Of course women buy box sets too, and not just as presents for men. In particular women buy ‘Downton Abbey’ box sets. Male fans can be seen hanging around the doorway of HMV, offering women money and asking if they will buy them a box set of Downton on their behalf.
And of course while spunking thirty quid on a box set is tremendous fun, there are on line alternatives. iPlayer catch-up is a glorious use of a Sunday. One can seek out charming and marvellous programmes that lurk on BBC2, 3 and 4 and end the evening a more educated and erudite person than you entered it, it’s like the science of the ‘Eastenders’ omnibus, but used for good.

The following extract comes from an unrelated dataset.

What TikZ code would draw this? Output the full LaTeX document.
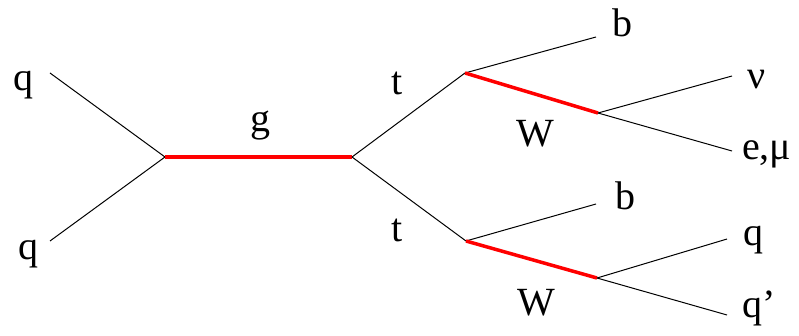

Particularly worth watching at the moment is ‘Great British Rail Journeys’ with Michael Portillo, a man who has reinvented himself more thoroughly than Dr Jekell ever did. Before Beeching butchery, he would, like the Olympic flame, have travelled within 97% of the population of Great Britain. Now, he is confined to travelling on charming, picturesque stretches of line through beautiful countryside, occasionally stopping off to visit cheese makers or glass blowers and the like.
Unlike most rail journeys, one simply doesn’t want this to end. Possibly there are another couple of series in it before they are forced to move to ‘Mediocre British Rail Journeys’ and then ‘Shite British rail Journeys’ which will at least have that glorious television moment when many viewers recognise their own carriage or stretch of commute.
A binge on this series is like a holiday from home and that, together with our intolerance of having to wait a week for the next episode, means box sets are here to stay. (Disclaimer – that might be total bollocks).